What this task involves: Transcribe the listing that follows in full, omitting pictures.

====

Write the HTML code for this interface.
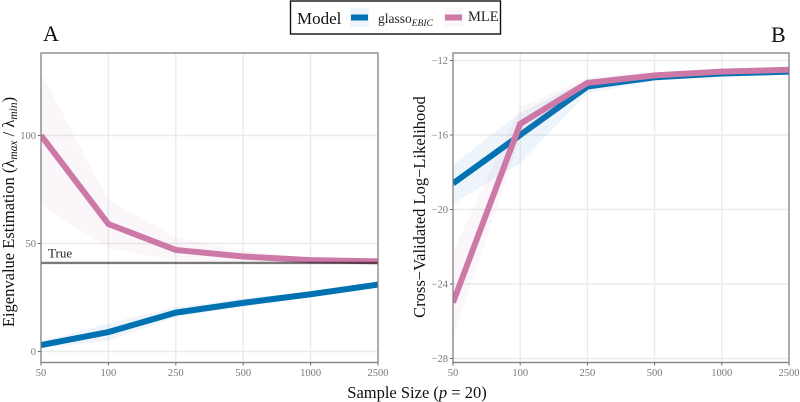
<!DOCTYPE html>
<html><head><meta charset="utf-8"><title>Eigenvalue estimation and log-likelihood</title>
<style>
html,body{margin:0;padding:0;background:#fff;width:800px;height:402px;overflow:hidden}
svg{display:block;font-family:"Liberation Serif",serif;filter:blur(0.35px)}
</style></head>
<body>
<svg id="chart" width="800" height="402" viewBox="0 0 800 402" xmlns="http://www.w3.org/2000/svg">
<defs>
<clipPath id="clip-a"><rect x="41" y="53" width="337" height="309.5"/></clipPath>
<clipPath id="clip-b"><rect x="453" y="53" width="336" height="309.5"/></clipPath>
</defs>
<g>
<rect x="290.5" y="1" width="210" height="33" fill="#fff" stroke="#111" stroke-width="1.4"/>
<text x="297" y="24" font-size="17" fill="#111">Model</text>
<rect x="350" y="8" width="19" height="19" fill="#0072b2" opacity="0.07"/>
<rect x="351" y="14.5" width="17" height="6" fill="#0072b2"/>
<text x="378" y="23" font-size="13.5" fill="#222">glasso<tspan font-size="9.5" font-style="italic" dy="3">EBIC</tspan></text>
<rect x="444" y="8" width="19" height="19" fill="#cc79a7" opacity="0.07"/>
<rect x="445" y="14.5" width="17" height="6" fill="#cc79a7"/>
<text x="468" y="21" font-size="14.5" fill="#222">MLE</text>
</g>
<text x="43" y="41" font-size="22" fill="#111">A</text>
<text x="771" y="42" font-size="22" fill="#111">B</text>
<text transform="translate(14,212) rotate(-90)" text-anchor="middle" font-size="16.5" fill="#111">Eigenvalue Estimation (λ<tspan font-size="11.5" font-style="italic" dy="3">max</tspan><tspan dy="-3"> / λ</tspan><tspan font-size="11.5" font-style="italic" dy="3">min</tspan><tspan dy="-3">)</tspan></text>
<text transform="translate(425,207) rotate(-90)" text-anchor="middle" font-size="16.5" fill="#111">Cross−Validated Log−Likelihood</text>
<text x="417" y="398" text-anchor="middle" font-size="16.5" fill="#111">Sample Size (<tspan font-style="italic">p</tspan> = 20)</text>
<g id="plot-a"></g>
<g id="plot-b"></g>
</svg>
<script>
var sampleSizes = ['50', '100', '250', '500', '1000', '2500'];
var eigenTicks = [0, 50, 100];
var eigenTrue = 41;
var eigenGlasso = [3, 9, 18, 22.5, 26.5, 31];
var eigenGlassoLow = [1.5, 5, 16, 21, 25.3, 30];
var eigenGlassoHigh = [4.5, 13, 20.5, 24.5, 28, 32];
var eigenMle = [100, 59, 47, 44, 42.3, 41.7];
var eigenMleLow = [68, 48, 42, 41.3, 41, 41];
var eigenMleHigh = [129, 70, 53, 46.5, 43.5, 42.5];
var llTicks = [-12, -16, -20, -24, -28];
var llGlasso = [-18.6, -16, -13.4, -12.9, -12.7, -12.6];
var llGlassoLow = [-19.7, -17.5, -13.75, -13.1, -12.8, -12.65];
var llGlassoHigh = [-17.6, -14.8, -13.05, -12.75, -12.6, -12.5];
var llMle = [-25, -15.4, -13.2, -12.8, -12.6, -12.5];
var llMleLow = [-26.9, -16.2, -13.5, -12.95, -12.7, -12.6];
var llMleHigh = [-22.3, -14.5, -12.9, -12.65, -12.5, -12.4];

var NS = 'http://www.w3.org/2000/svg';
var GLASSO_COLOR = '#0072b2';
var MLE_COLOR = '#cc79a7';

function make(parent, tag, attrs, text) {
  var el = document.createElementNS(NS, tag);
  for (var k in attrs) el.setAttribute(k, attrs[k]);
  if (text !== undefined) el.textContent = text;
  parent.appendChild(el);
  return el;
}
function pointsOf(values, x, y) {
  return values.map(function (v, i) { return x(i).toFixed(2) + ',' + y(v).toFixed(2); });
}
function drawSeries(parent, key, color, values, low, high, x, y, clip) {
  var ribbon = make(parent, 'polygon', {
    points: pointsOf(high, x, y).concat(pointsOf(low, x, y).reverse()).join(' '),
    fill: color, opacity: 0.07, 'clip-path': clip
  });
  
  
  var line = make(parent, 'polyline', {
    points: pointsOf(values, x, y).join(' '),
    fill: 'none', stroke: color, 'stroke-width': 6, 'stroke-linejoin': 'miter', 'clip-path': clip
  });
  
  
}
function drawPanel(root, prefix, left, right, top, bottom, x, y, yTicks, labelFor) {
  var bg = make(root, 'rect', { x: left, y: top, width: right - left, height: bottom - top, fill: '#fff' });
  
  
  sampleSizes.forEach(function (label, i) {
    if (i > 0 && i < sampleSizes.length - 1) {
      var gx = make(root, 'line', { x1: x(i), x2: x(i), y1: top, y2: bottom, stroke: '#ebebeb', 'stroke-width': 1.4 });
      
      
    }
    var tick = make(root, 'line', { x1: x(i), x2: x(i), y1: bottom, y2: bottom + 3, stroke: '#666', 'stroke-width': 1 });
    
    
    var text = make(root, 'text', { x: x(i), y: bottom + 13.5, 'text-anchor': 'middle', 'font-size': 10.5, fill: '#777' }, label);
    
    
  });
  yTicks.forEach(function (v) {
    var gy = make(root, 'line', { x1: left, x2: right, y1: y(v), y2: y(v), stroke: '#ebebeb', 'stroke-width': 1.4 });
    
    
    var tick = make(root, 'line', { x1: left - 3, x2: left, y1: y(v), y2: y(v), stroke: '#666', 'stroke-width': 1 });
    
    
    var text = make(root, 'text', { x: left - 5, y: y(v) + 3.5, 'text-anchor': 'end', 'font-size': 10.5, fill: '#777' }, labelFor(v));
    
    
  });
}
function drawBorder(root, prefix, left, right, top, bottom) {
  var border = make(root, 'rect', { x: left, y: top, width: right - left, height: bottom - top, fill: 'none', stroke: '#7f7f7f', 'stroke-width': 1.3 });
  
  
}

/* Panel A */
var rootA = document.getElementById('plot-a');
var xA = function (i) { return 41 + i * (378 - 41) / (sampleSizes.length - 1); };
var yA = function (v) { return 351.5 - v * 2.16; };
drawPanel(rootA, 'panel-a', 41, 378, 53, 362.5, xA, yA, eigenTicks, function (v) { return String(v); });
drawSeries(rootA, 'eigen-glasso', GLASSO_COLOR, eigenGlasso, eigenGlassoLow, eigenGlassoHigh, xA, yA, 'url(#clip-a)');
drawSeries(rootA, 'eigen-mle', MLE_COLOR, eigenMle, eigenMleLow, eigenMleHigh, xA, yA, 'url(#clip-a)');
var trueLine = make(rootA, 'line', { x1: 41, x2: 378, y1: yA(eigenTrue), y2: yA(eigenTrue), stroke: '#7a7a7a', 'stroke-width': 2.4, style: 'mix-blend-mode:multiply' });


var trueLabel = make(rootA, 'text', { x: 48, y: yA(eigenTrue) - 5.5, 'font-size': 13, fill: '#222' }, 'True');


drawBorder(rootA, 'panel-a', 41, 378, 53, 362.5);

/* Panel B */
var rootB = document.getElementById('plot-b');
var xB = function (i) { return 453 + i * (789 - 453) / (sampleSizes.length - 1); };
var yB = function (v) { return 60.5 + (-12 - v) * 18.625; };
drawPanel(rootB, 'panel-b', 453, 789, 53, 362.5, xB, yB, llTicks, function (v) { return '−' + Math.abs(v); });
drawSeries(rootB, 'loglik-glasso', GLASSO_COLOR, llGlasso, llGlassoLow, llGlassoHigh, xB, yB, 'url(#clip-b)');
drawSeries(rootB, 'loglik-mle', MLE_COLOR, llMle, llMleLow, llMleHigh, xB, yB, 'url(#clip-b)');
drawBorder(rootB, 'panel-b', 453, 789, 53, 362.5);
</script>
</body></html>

====

The reply:
Write the HTML code for this interface.
<!DOCTYPE html>
<html><head><meta charset="utf-8"><title>Eigenvalue estimation and log-likelihood</title>
<style>
html,body{margin:0;padding:0;background:#fff;width:800px;height:402px;overflow:hidden}
svg{display:block;font-family:"Liberation Serif",serif;filter:blur(0.35px)}
</style></head>
<body>
<svg id="chart" width="800" height="402" viewBox="0 0 800 402" xmlns="http://www.w3.org/2000/svg">
<defs>
<clipPath id="clip-a"><rect x="41" y="53" width="337" height="309.5"/></clipPath>
<clipPath id="clip-b"><rect x="453" y="53" width="336" height="309.5"/></clipPath>
</defs>
<g>
<rect x="290.5" y="1" width="210" height="33" fill="#fff" stroke="#111" stroke-width="1.4"/>
<text x="297" y="24" font-size="17" fill="#111">Model</text>
<rect x="350" y="8" width="19" height="19" fill="#0072b2" opacity="0.07"/>
<rect x="351" y="14.5" width="17" height="6" fill="#0072b2"/>
<text x="378" y="23" font-size="13.5" fill="#222">glasso<tspan font-size="9.5" font-style="italic" dy="3">EBIC</tspan></text>
<rect x="444" y="8" width="19" height="19" fill="#cc79a7" opacity="0.07"/>
<rect x="445" y="14.5" width="17" height="6" fill="#cc79a7"/>
<text x="468" y="21" font-size="14.5" fill="#222">MLE</text>
</g>
<text x="43" y="41" font-size="22" fill="#111">A</text>
<text x="771" y="42" font-size="22" fill="#111">B</text>
<text transform="translate(14,212) rotate(-90)" text-anchor="middle" font-size="16.5" fill="#111">Eigenvalue Estimation (λ<tspan font-size="11.5" font-style="italic" dy="3">max</tspan><tspan dy="-3"> / λ</tspan><tspan font-size="11.5" font-style="italic" dy="3">min</tspan><tspan dy="-3">)</tspan></text>
<text transform="translate(425,207) rotate(-90)" text-anchor="middle" font-size="16.5" fill="#111">Cross−Validated Log−Likelihood</text>
<text x="417" y="398" text-anchor="middle" font-size="16.5" fill="#111">Sample Size (<tspan font-style="italic">p</tspan> = 20)</text>
<g id="plot-a"></g>
<g id="plot-b"></g>
</svg>
<script>
var sampleSizes = ['50', '100', '250', '500', '1000', '2500'];
var eigenTicks = [0, 50, 100];
var eigenTrue = 41;
var eigenGlasso = [3, 9, 18, 22.5, 26.5, 31];
var eigenGlassoLow = [1.5, 5, 16, 21, 25.3, 30];
var eigenGlassoHigh = [4.5, 13, 20.5, 24.5, 28, 32];
var eigenMle = [100, 59, 47, 44, 42.3, 41.7];
var eigenMleLow = [68, 48, 42, 41.3, 41, 41];
var eigenMleHigh = [129, 70, 53, 46.5, 43.5, 42.5];
var llTicks = [-12, -16, -20, -24, -28];
var llGlasso = [-18.6, -16, -13.4, -12.9, -12.7, -12.6];
var llGlassoLow = [-19.7, -17.5, -13.75, -13.1, -12.8, -12.65];
var llGlassoHigh = [-17.6, -14.8, -13.05, -12.75, -12.6, -12.5];
var llMle = [-25, -15.4, -13.2, -12.8, -12.6, -12.5];
var llMleLow = [-26.9, -16.2, -13.5, -12.95, -12.7, -12.6];
var llMleHigh = [-22.3, -14.5, -12.9, -12.65, -12.5, -12.4];

var NS = 'http://www.w3.org/2000/svg';
var GLASSO_COLOR = '#0072b2';
var MLE_COLOR = '#cc79a7';

function make(parent, tag, attrs, text) {
  var el = document.createElementNS(NS, tag);
  for (var k in attrs) el.setAttribute(k, attrs[k]);
  if (text !== undefined) el.textContent = text;
  parent.appendChild(el);
  return el;
}
function pointsOf(values, x, y) {
  return values.map(function (v, i) { return x(i).toFixed(2) + ',' + y(v).toFixed(2); });
}
function drawSeries(parent, key, color, values, low, high, x, y, clip) {
  var ribbon = make(parent, 'polygon', {
    points: pointsOf(high, x, y).concat(pointsOf(low, x, y).reverse()).join(' '),
    fill: color, opacity: 0.07, 'clip-path': clip
  });
  
  
  var line = make(parent, 'polyline', {
    points: pointsOf(values, x, y).join(' '),
    fill: 'none', stroke: color, 'stroke-width': 6, 'stroke-linejoin': 'miter', 'clip-path': clip
  });
  
  
}
function drawPanel(root, prefix, left, right, top, bottom, x, y, yTicks, labelFor) {
  var bg = make(root, 'rect', { x: left, y: top, width: right - left, height: bottom - top, fill: '#fff' });
  
  
  sampleSizes.forEach(function (label, i) {
    if (i > 0 && i < sampleSizes.length - 1) {
      var gx = make(root, 'line', { x1: x(i), x2: x(i), y1: top, y2: bottom, stroke: '#ebebeb', 'stroke-width': 1.4 });
      
      
    }
    var tick = make(root, 'line', { x1: x(i), x2: x(i), y1: bottom, y2: bottom + 3, stroke: '#666', 'stroke-width': 1 });
    
    
    var text = make(root, 'text', { x: x(i), y: bottom + 13.5, 'text-anchor': 'middle', 'font-size': 10.5, fill: '#777' }, label);
    
    
  });
  yTicks.forEach(function (v) {
    var gy = make(root, 'line', { x1: left, x2: right, y1: y(v), y2: y(v), stroke: '#ebebeb', 'stroke-width': 1.4 });
    
    
    var tick = make(root, 'line', { x1: left - 3, x2: left, y1: y(v), y2: y(v), stroke: '#666', 'stroke-width': 1 });
    
    
    var text = make(root, 'text', { x: left - 5, y: y(v) + 3.5, 'text-anchor': 'end', 'font-size': 10.5, fill: '#777' }, labelFor(v));
    
    
  });
}
function drawBorder(root, prefix, left, right, top, bottom) {
  var border = make(root, 'rect', { x: left, y: top, width: right - left, height: bottom - top, fill: 'none', stroke: '#7f7f7f', 'stroke-width': 1.3 });
  
  
}

/* Panel A */
var rootA = document.getElementById('plot-a');
var xA = function (i) { return 41 + i * (378 - 41) / (sampleSizes.length - 1); };
var yA = function (v) { return 351.5 - v * 2.16; };
drawPanel(rootA, 'panel-a', 41, 378, 53, 362.5, xA, yA, eigenTicks, function (v) { return String(v); });
drawSeries(rootA, 'eigen-glasso', GLASSO_COLOR, eigenGlasso, eigenGlassoLow, eigenGlassoHigh, xA, yA, 'url(#clip-a)');
drawSeries(rootA, 'eigen-mle', MLE_COLOR, eigenMle, eigenMleLow, eigenMleHigh, xA, yA, 'url(#clip-a)');
var trueLine = make(rootA, 'line', { x1: 41, x2: 378, y1: yA(eigenTrue), y2: yA(eigenTrue), stroke: '#7a7a7a', 'stroke-width': 2.4, style: 'mix-blend-mode:multiply' });


var trueLabel = make(rootA, 'text', { x: 48, y: yA(eigenTrue) - 5.5, 'font-size': 13, fill: '#222' }, 'True');


drawBorder(rootA, 'panel-a', 41, 378, 53, 362.5);

/* Panel B */
var rootB = document.getElementById('plot-b');
var xB = function (i) { return 453 + i * (789 - 453) / (sampleSizes.length - 1); };
var yB = function (v) { return 60.5 + (-12 - v) * 18.625; };
drawPanel(rootB, 'panel-b', 453, 789, 53, 362.5, xB, yB, llTicks, function (v) { return '−' + Math.abs(v); });
drawSeries(rootB, 'loglik-glasso', GLASSO_COLOR, llGlasso, llGlassoLow, llGlassoHigh, xB, yB, 'url(#clip-b)');
drawSeries(rootB, 'loglik-mle', MLE_COLOR, llMle, llMleLow, llMleHigh, xB, yB, 'url(#clip-b)');
drawBorder(rootB, 'panel-b', 453, 789, 53, 362.5);
</script>
</body></html>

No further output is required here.